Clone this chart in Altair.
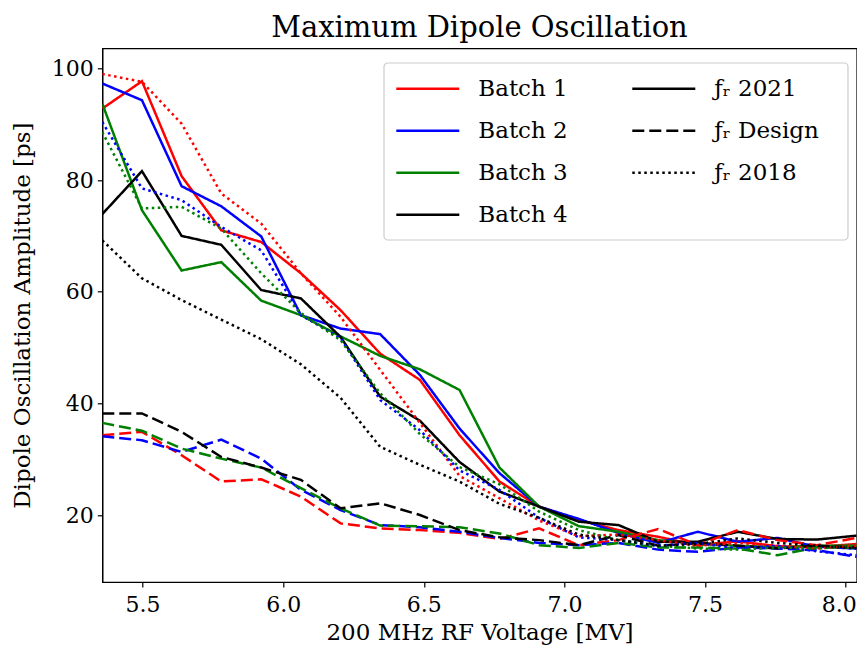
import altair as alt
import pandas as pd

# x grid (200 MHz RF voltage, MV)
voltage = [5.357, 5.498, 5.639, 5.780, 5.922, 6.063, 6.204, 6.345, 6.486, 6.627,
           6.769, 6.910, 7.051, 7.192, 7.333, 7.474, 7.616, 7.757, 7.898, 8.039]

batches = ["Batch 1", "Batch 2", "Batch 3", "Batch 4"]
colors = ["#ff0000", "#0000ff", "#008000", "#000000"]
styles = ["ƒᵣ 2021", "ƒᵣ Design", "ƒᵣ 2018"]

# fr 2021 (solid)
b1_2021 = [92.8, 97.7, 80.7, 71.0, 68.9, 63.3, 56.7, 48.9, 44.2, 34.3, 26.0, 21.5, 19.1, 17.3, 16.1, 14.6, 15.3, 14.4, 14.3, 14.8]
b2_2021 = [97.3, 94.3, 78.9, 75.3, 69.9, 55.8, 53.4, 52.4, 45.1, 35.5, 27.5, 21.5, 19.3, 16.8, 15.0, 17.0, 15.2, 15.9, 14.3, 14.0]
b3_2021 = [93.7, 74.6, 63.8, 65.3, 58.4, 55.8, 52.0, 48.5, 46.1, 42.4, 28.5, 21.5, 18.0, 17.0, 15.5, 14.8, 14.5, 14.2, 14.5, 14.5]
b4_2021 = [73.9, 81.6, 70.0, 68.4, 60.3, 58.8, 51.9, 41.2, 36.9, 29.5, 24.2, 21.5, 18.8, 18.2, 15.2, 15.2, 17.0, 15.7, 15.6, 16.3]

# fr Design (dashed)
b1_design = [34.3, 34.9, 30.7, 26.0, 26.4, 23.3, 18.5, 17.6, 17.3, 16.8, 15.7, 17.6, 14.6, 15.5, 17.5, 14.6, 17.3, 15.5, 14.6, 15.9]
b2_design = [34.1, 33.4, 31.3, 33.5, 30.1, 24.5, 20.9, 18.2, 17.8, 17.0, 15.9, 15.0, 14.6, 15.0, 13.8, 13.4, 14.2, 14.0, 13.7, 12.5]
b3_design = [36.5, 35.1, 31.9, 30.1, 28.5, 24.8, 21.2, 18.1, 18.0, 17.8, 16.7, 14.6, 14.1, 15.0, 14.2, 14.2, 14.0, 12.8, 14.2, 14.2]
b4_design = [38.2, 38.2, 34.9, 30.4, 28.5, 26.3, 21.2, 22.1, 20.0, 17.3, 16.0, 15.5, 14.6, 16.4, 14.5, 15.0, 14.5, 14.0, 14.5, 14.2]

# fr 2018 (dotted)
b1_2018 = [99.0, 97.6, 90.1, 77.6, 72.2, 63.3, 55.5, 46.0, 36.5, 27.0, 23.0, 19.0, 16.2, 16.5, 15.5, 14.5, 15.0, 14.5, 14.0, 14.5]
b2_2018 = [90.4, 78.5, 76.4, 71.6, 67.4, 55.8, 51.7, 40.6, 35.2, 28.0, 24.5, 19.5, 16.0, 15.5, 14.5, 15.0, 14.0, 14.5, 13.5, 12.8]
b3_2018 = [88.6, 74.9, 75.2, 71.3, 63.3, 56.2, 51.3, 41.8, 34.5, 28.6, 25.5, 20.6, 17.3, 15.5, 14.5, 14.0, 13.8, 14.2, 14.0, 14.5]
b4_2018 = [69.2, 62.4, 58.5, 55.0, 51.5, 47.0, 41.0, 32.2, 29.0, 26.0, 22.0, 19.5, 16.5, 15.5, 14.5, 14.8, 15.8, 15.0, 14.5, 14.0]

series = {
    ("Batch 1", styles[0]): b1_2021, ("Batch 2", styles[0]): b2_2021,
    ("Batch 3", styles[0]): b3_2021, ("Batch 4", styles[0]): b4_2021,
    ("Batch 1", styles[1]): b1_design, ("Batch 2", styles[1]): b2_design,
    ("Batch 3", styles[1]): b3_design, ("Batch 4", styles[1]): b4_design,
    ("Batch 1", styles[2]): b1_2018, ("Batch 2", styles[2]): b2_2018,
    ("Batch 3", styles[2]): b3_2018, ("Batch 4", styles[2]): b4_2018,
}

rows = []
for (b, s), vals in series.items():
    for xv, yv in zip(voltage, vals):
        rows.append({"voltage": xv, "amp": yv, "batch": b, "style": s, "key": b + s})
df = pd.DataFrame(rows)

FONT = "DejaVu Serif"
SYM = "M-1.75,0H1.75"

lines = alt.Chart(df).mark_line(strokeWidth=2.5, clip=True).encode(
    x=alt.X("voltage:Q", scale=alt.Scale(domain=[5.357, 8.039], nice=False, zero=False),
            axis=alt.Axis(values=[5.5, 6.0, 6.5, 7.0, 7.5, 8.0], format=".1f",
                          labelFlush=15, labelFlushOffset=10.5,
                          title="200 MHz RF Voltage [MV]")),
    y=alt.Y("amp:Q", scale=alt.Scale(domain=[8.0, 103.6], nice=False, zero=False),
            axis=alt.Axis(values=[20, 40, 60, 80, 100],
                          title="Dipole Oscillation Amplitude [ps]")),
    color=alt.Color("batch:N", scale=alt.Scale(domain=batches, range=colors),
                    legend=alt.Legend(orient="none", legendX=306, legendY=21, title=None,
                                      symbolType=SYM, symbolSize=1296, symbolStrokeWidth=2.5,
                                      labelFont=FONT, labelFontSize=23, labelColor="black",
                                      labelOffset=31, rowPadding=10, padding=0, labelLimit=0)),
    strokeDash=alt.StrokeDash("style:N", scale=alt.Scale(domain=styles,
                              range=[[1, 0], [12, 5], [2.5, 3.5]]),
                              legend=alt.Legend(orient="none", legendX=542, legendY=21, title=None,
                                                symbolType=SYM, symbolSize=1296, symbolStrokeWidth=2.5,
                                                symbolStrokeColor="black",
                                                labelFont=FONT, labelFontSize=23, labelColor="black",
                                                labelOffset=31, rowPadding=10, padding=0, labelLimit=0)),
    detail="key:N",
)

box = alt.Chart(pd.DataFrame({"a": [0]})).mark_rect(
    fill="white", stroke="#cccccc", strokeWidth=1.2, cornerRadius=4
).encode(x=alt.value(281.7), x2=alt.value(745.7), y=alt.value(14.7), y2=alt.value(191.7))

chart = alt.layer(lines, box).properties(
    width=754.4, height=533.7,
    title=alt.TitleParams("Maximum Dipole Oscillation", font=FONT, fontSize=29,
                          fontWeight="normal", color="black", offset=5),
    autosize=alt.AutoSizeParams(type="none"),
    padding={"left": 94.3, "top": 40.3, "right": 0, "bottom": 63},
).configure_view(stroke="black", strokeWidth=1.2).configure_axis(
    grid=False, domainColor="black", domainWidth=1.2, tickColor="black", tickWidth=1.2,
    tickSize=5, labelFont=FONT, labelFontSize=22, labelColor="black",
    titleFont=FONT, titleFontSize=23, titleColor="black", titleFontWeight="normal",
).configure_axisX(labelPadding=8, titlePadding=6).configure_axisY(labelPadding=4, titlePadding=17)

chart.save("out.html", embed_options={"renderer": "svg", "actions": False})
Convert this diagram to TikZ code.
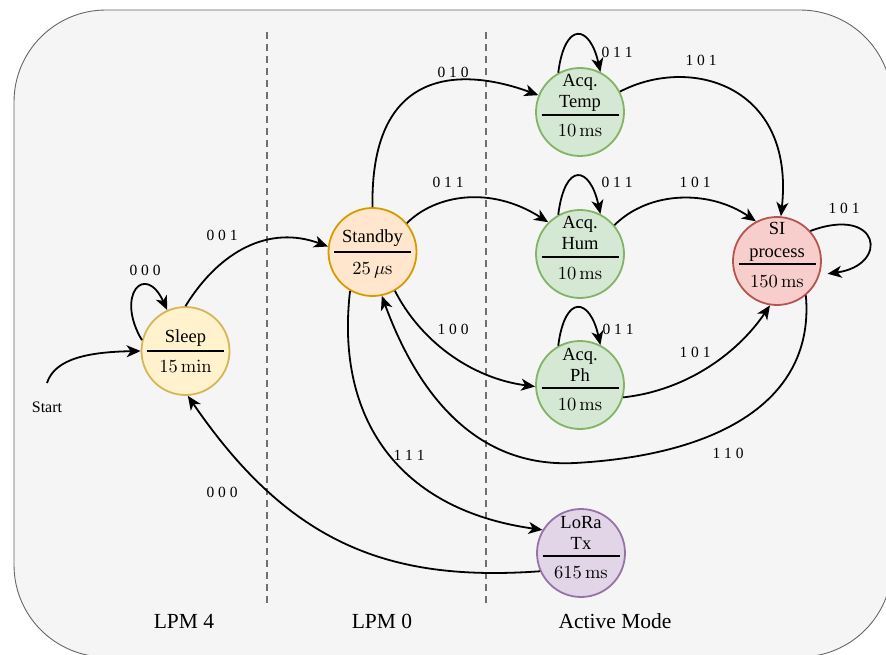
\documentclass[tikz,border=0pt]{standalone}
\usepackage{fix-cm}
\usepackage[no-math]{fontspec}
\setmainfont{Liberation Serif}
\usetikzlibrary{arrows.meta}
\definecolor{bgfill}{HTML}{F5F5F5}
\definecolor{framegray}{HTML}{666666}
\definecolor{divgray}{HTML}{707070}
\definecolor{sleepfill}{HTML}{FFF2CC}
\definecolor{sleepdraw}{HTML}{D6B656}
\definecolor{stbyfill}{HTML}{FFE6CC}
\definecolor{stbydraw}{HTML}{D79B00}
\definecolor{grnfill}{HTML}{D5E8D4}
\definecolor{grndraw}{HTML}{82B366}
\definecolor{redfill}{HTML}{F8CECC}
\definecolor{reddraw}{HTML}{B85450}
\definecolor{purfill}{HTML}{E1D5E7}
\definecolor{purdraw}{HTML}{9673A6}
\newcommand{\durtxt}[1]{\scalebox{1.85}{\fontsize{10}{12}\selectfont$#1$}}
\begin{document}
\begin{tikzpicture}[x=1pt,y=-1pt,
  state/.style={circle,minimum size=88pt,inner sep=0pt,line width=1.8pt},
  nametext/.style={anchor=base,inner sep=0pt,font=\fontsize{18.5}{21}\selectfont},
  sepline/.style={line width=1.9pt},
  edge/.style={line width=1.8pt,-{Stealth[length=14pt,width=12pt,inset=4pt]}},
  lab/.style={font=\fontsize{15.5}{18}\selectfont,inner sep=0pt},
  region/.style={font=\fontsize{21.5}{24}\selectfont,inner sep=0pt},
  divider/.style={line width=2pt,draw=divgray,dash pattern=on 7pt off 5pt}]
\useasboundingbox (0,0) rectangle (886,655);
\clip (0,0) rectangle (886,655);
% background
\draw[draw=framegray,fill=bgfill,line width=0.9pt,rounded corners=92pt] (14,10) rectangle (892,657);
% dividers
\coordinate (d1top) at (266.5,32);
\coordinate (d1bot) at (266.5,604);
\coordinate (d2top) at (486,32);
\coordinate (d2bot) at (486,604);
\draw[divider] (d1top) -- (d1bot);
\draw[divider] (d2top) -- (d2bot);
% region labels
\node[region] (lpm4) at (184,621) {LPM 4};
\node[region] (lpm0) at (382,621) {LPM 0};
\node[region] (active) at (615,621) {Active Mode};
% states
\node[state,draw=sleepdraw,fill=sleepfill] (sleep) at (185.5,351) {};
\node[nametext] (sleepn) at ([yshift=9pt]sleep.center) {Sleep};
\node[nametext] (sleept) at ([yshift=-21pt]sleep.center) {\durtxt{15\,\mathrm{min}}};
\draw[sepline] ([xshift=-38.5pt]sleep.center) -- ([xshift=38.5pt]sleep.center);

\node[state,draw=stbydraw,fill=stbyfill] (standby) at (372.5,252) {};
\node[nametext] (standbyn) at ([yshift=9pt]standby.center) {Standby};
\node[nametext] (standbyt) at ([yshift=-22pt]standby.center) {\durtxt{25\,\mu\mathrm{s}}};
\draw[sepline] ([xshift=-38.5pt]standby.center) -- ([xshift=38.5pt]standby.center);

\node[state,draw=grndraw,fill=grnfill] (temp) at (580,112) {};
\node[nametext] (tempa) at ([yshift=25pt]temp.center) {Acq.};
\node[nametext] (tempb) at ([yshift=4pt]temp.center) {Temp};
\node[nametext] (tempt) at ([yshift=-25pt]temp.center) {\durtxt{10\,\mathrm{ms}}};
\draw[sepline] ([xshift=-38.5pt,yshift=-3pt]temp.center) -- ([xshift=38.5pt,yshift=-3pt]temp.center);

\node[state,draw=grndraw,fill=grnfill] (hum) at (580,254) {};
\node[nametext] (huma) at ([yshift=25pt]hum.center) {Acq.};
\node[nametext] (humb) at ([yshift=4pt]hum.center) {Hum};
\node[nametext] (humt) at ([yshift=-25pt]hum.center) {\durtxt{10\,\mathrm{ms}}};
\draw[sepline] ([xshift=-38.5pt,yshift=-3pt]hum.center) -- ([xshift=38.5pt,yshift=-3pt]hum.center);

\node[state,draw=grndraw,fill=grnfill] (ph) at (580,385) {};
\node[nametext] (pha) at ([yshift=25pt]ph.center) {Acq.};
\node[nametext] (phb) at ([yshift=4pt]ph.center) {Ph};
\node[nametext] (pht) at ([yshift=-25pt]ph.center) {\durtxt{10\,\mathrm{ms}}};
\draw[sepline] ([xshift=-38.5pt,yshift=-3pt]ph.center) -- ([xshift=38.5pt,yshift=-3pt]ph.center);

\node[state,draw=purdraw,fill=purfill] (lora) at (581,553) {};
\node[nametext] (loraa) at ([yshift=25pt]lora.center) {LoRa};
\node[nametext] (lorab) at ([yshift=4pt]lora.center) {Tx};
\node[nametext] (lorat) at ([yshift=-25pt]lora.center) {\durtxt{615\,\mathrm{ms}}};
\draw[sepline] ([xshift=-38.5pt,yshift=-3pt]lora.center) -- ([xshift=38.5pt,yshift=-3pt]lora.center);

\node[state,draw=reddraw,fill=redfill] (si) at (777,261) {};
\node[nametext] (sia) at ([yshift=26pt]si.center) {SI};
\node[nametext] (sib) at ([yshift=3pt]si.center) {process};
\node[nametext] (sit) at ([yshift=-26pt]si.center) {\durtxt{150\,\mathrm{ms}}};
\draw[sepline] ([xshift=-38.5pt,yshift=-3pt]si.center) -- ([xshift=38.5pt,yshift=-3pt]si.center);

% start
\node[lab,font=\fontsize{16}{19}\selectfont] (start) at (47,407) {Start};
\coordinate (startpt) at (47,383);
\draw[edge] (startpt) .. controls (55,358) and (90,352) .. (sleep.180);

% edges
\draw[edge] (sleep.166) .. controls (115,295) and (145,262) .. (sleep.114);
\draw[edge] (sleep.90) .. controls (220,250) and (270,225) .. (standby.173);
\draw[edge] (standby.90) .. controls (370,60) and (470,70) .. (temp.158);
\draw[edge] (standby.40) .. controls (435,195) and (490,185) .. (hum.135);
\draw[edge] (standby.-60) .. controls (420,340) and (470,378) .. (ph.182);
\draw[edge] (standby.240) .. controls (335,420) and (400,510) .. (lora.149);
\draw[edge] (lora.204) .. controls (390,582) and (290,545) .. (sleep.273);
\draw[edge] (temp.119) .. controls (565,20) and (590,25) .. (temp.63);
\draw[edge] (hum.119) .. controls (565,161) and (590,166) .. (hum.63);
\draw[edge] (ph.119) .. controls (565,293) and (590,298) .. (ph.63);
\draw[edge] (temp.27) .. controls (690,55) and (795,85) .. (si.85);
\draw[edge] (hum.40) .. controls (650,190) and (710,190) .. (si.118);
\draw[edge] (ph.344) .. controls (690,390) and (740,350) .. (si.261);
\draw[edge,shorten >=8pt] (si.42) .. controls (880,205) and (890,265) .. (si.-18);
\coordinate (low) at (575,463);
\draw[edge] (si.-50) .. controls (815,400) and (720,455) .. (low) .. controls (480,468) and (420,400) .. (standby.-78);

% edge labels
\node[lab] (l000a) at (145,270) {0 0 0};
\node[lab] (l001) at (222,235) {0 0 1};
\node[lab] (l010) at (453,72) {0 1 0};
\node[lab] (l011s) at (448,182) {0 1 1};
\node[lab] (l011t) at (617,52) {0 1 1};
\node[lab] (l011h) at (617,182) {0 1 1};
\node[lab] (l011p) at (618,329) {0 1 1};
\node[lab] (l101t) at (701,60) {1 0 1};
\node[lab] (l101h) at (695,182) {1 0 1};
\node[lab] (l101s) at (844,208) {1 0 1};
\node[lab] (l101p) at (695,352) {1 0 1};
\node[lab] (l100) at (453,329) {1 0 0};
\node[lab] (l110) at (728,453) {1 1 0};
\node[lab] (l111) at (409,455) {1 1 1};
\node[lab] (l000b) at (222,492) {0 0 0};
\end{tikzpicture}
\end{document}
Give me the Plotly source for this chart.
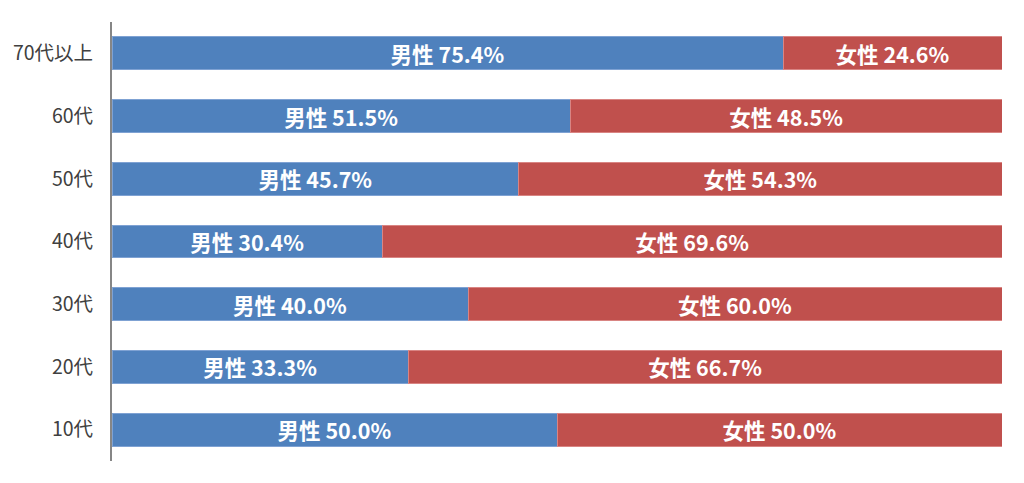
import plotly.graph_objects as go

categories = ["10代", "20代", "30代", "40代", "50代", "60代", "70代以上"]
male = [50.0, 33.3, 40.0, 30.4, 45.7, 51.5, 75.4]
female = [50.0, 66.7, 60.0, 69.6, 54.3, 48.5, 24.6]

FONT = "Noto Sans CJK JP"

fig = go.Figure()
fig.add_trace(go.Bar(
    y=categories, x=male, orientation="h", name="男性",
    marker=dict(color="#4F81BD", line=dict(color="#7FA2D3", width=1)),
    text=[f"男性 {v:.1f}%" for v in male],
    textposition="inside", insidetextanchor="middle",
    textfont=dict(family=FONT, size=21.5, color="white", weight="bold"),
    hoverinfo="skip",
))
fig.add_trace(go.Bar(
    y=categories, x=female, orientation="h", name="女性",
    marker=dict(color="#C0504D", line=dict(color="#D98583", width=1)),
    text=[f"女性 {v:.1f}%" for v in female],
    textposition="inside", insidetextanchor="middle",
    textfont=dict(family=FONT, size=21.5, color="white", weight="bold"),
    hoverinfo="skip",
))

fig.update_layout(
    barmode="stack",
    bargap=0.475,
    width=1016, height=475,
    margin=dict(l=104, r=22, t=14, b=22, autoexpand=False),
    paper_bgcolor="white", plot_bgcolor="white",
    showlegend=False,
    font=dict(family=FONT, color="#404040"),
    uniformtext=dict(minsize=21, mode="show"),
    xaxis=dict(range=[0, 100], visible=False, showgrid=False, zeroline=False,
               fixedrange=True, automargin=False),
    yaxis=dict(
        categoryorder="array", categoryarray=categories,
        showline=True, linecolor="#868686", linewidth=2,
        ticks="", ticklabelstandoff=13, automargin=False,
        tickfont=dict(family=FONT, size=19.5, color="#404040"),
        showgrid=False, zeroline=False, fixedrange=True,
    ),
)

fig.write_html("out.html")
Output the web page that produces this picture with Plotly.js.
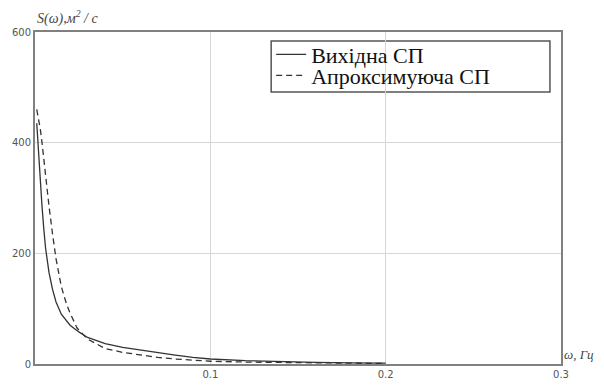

= = = = = = =

Goal of the exercise:
Every line that holds the word "this" should be extracted.

Written response:
Clone this chart in Altair.
Convert this diagram to TikZ code.
Give me the Plotly source for this chart.
Output the web page that produces this picture with Plotly.js.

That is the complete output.